More Demanding Clients
KPMG observes that U.S. clients are becoming more demanding, inserting six-month exit clauses in three- or five-year contracts and expecting more value-added services. “Such contracts end up with little service flexibility, limiting their scope and service levels. This may be convenient for larger companies with large outsourcing volumes, but smaller and medium-size clients need more flexibility in terms of services, especially given the fast-changing nature of the IT industry,” the report notes.
“Beyond the table stakes of cost reduction, labor arbitrage and standardized processes, value-added services are what every client is asking for now,” Brown elaborated. “What our clients want is more in the realm of flexibility, being able to ramp-up and ramp-down, being able to be innovative, accept new talent and improved analytics. All those elements come with mature operations. And our U.S. clients are really starting to demand more from service providers. Flexibility is starting to cause concern among service providers regarding ‘how do you recover your investment?’ through those pursuits and the investment that you’re making in your solutions. So we do see that pressure.”
According to Carlos Diaz, nearshore director at Neoris, who KPMG cited in the report, the key for outsourcers is “convincing potential clients to give up some control to outsourcing companies that offer economies of scale and software expertise, and above all to free up the valuable time of in-house IT staff to focus on more strategic initiatives.”
The report states that “Brazil is losing competitiveness to Mexico, Colombia and Central America due to unfavorable labor regulations and high labor costs. But there has been a growth in the amount of domestic demand in Brazil, where clients are keen to be served locally due to language issues and the complexity of local, regional and federal tax laws, which mean imported services can be taxed at 50%.”
Asked if this was a major cause for concern for Brazilian vendors, Fernando Aguirre, Partner in Management Consulting at KPMG in Brazil, told Nearshore Americas that “it depends on the outsourcing providers and their strategies, what their target markets are and who their target clients are. It should be of concern that Brazil has been challenged to compete regionally or globally due to our current high costs and complexities. We need to maintain our competitiveness to avoid the loss of some top clients who are considering or even moving their outsourcing operations from Brazil to Mexico or other regions due to the high costs we now have in Brazil.”
Aguirre remains optimistic that Brazil can reverse its fortunes. “I think that changes are coming,” he said. “Some organizations and companies in Brazil are trying to organize themselves in an association in order to persuade the government to reduce taxation and possibly create a tax-free zone for services in Brazil. We cannot ensure or state that it’s going to happen, but I do expect to see some changes in these areas in the next two to three years to avoid reduced competitiveness.”

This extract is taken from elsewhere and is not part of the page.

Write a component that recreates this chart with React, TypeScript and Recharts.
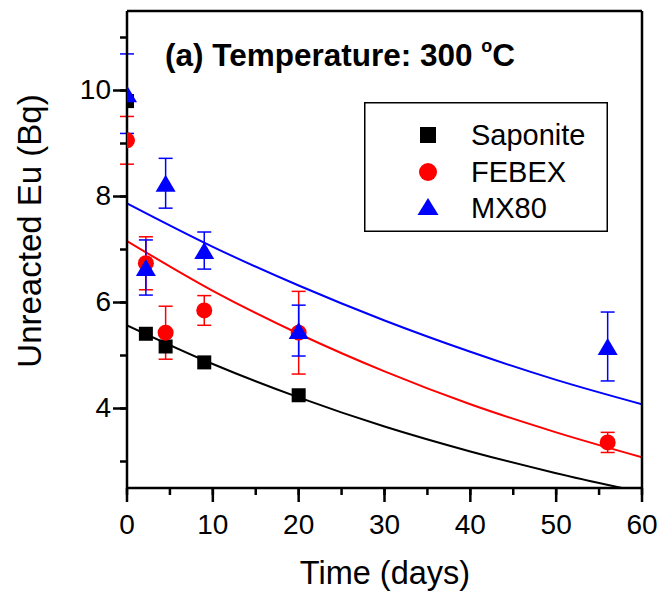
import React from 'react';
import { ComposedChart, Scatter, Line, XAxis, YAxis, ErrorBar, Legend, Customized } from 'recharts';

const FONT = '"Liberation Sans", Arial, Helvetica, sans-serif';

// Axis ticks
const xTicks = [0, 5, 10, 15, 20, 25, 30, 35, 40, 45, 50, 55, 60];
const xLabelTicks = [0, 10, 20, 30, 40, 50, 60];
const yTicks = [3, 4, 5, 6, 7, 8, 9, 10, 11];
const yLabelTicks = [4, 6, 8, 10];

// Measured data
const sapDays = [0, 2.2, 4.5, 9, 20];
const sapVals = [9.8, 5.41, 5.17, 4.87, 4.25];

const febDays = [0, 2.2, 4.5, 9, 20, 56];
const febVals = [9.06, 6.74, 5.43, 5.85, 5.43, 3.36];
const febErr = [0.45, 0.5, 0.5, 0.28, 0.78, 0.19];

const mxDays = [0, 2.2, 4.5, 9, 20, 56];
const mxVals = [9.94, 6.66, 8.25, 6.98, 5.47, 5.17];
const mxErr = [0.75, 0.52, 0.47, 0.35, 0.48, 0.65];

// Fitted curves
const fitDays = [0, 10, 20, 30, 40, 50, 60];
const sapFit = [5.57, 4.84, 4.21, 3.66, 3.19, 2.78, 2.42];
const febFit = [7.16, 6.22, 5.41, 4.7, 4.08, 3.55, 3.08];
const mxFit = [7.87, 7.05, 6.32, 5.66, 5.07, 4.54, 4.08];

const seriesNames = ['Saponite', 'FEBEX', 'MX80'];
const seriesColors = ['#000000', '#ff0000', '#0000ff'];

const sapData = sapDays.map((x, i) => ({ x, y: sapVals[i] }));
const febData = febDays.map((x, i) => ({ x, y: febVals[i], err: febErr[i] }));
const mxData = mxDays.map((x, i) => ({ x, y: mxVals[i], err: mxErr[i] }));
const sapFitData = fitDays.map((x, i) => ({ x, y: sapFit[i] }));
const febFitData = fitDays.map((x, i) => ({ x, y: febFit[i] }));
const mxFitData = fitDays.map((x, i) => ({ x, y: mxFit[i] }));

const MINOR = 7;
const MAJOR = 14;
const MARGIN = 4;

const SquareShape = (p: any) => (
  <rect x={p.cx - 7} y={p.cy - 7} width={14} height={14} fill="#000" />
);
const CircleShape = (p: any) => <circle cx={p.cx} cy={p.cy} r={8} fill="#ff0000" />;
const TriangleShape = (p: any) => (
  <polygon
    points={`${p.cx - 10},${p.cy + 8.5} ${p.cx + 10},${p.cy + 8.5} ${p.cx},${p.cy - 8.5}`}
    fill="#0000ff"
  />
);

const XTick = (props: any) => {
  const { x, y, payload } = props;
  const v = payload.value;
  const axisY = y - MINOR - MARGIN;
  if (!xLabelTicks.includes(v)) return <g />;
  return (
    <g>
      <line x1={x} x2={x} y1={axisY} y2={axisY + MAJOR} stroke="#000" strokeWidth={2.5} />
      <text x={x} y={axisY + 46} textAnchor="middle" fontSize={28} fontFamily={FONT} fill="#000">
        {v}
      </text>
    </g>
  );
};

const YTick = (props: any) => {
  const { x, y, payload } = props;
  const v = payload.value;
  const axisX = x + MINOR + MARGIN;
  if (!yLabelTicks.includes(v)) return <g />;
  return (
    <g>
      <line x1={axisX - MAJOR} x2={axisX} y1={y} y2={y} stroke="#000" strokeWidth={2.5} />
      <text x={axisX - 16} y={y} dy="0.32em" textAnchor="end" fontSize={28} fontFamily={FONT} fill="#000">
        {v}
      </text>
    </g>
  );
};

const LegendBox = () => (
  <svg width={244} height={130} style={{ display: 'block' }}>
    <rect x={0.75} y={0.75} width={242.5} height={128.5} fill="#fff" stroke="#000" strokeWidth={1.5} />
    <rect x={56} y={25} width={16} height={16} fill={seriesColors[0]} />
    <circle cx={64} cy={70} r={9} fill={seriesColors[1]} />
    <polygon points="53.5,113 74.5,113 64,96" fill={seriesColors[2]} />
    {seriesNames.map((n, i) => (
      <text key={n} x={107} y={43 + i * 36.5} fontSize={29} fontFamily={FONT} fill="#000">
        {n}
      </text>
    ))}
  </svg>
);

const Texts = () => (
  <g>
    <text x={165} y={66} fontSize={31.5} fontWeight="bold" fontFamily={FONT} fill="#000">
      (a) Temperature: 300{' '}
      <tspan fontSize={18} dy={-14}>o</tspan>
      <tspan dy={14}>C</tspan>
    </text>
    <text
      x={29}
      y={231}
      transform="rotate(-90 29 231)"
      textAnchor="middle"
      dominantBaseline="central"
      fontSize={33}
      fontFamily={FONT}
      fill="#000"
    >
      Unreacted Eu (Bq)
    </text>
    <text x={385} y={584} textAnchor="middle" fontSize={32.5} fontFamily={FONT} fill="#000">
      Time (days)
    </text>
  </g>
);

export default function App() {
  return (
    <div style={{ position: 'absolute', left: 0, top: 0, width: 661, height: 597, background: '#fff', fontFamily: FONT }}>
      <ComposedChart width={661} height={597} margin={{ top: 11, right: 19, bottom: 0, left: 0 }}>
        <XAxis
          dataKey="x"
          type="number"
          domain={[0, 60]}
          ticks={xTicks}
          allowDataOverflow
          height={109}
          tickSize={MINOR}
          tickMargin={MARGIN}
          tick={<XTick />}
          tickLine={{ stroke: '#000', strokeWidth: 2.5 }}
          axisLine={{ stroke: '#000', strokeWidth: 2.5 }}
          interval={0}
        />
        <XAxis
          xAxisId="top"
          orientation="top"
          type="number"
          domain={[0, 60]}
          ticks={xTicks}
          allowDataOverflow
          mirror
          tick={false}
          tickSize={3}
          tickLine={{ stroke: '#000', strokeWidth: 1 }}
          axisLine={{ stroke: '#000', strokeWidth: 2.5 }}
          interval={0}
        />
        <YAxis
          dataKey="y"
          type="number"
          domain={[2.5, 11.5]}
          ticks={yTicks}
          allowDataOverflow
          width={127}
          tickSize={MINOR}
          tickMargin={MARGIN}
          tick={<YTick />}
          tickLine={{ stroke: '#000', strokeWidth: 2.5 }}
          axisLine={{ stroke: '#000', strokeWidth: 2.5 }}
          interval={0}
        />
        <YAxis
          yAxisId="right"
          orientation="right"
          type="number"
          domain={[2.5, 11.5]}
          ticks={yTicks}
          allowDataOverflow
          mirror
          tick={false}
          tickSize={3}
          tickLine={{ stroke: '#000', strokeWidth: 1 }}
          axisLine={{ stroke: '#000', strokeWidth: 2.5 }}
          interval={0}
        />
        <Line data={sapFitData} dataKey="y" type="monotone" stroke="#000" strokeWidth={2} dot={false} isAnimationActive={false} />
        <Line data={febFitData} dataKey="y" type="monotone" stroke="#ff0000" strokeWidth={2} dot={false} isAnimationActive={false} />
        <Line data={mxFitData} dataKey="y" type="monotone" stroke="#0000ff" strokeWidth={2} dot={false} isAnimationActive={false} />
        <Scatter name="Saponite" data={sapData} dataKey="y" shape={<SquareShape />} isAnimationActive={false} />
        <Scatter name="FEBEX" data={febData} dataKey="y" shape={<CircleShape />} isAnimationActive={false}>
          <ErrorBar dataKey="err" direction="y" width={7} stroke="#ff0000" strokeWidth={1.5} />
        </Scatter>
        <Scatter name="MX80" data={mxData} dataKey="y" shape={<TriangleShape />} isAnimationActive={false}>
          <ErrorBar dataKey="err" direction="y" width={7} stroke="#0000ff" strokeWidth={1.5} />
        </Scatter>
        <Legend
          layout="vertical"
          align="center"
          verticalAlign="middle"
          content={() => <LegendBox />}
          wrapperStyle={{ left: 364, top: 102, width: 244, height: 130 }}
        />
        <Customized component={<Texts />} />
      </ComposedChart>
    </div>
  );
}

Mexico has been well placed to take advantage of Brazil’s problems. “We previously did not see companies leaving Brazil for places like Mexico, but now some companies are considering importing services from abroad,” Aguirre admitted – despite Brazil’s high level of taxation on imported services.
KPMG now rates Mexico as the top services destination in Latin America, noting that it moved ahead of Chile to become the region’s top location in AT Kearney Global Services Location Index 2011. Brown said Mexico’s position was partly due to the availability of IT and accounting graduates and the nation’s strong cultural affinity with the United States. “The Mexican economy is in good shape now, generally speaking,” Aguirre added. Moreover, “a large population means more opportunity in terms of labor availability, infrastructure, etc. so naturally Mexico tends to appear a good destination.”
Mexico’s sheer size gives it a natural advantage over other prominent destinations in Latin America, such as Costa Rica, Brown added: “Costa Rica has for a long time been a very dominant country when it comes to setting up captives for U.S.-based clients, but it has a limited resource pool. There’s been some service providers that have built extremely large call centers or processing plants which have thousands of people in them, but it’s difficult to continue to stand out.” With a decentralized industry spread across major cities such as Monterrey, Guadalajara and Mexico City, Mexico has no such problem, he explained.
Citing research by Gartner, KPMG notes that “Latin America’s BPO market represents just 5% of global spending, or around US$7 billion.” However, “Gartner predicts annual growth in the market will average nearly 10% through 2017, up from 5.3% in 2013, led by Colombia, Mexico and Chile, which are all expected to grow at over 10% in that period.” In order to attract more shared service centers and outsourcing services, the report posits that Latin American countries must overcome a range of challenges including “decentralization; modernizing telecommunications infrastructure; cutting red tape and taxes that increase costs; strengthening intellectual property protection; reducing energy costs; developing the talent pipeline.”
“Disruptive technology is impacting all outsourcing providers globally – it’s not region-specific – but in Latin America a lot of people overlook the fact that the IT outsourcing marketplace has been there for an extremely long time, and it seems like there’s a tipping point that’s going to happen across Latin America relative to disruptive technology,” Brown said. “I think the business process side is going to be really interesting because you’ve got a lot of government agencies that have been looking for a number of years at out how to build skill sets through their education channels. And it’s not just about producing software engineers; they’ve been looking at the business process side. In Costa Rica, the government has done a great job of looking at the next layer of the business process – introducing people to financial planning and analytics – and putting emphasis on the next generation of skills required in these types of centers. And I know Argentina is doing the same thing. They’re really looking at the resource talent pool and what will be required going forward.”
Brown continued: “That’s where I see the biggest impact that Latin America’s going to have. They’re either going to finally say, ‘let’s switch it and move forward with that’ or it’s going to be a kind of ‘wait and see what the rest of the world does first, and then we’ll just quickly fall in line.’ You’re either going to see that explosion, or it’s going to be another three to five years of ‘OK we’re going to keep inching along the way that we are.’ It’s going to be an interesting dynamic either way.”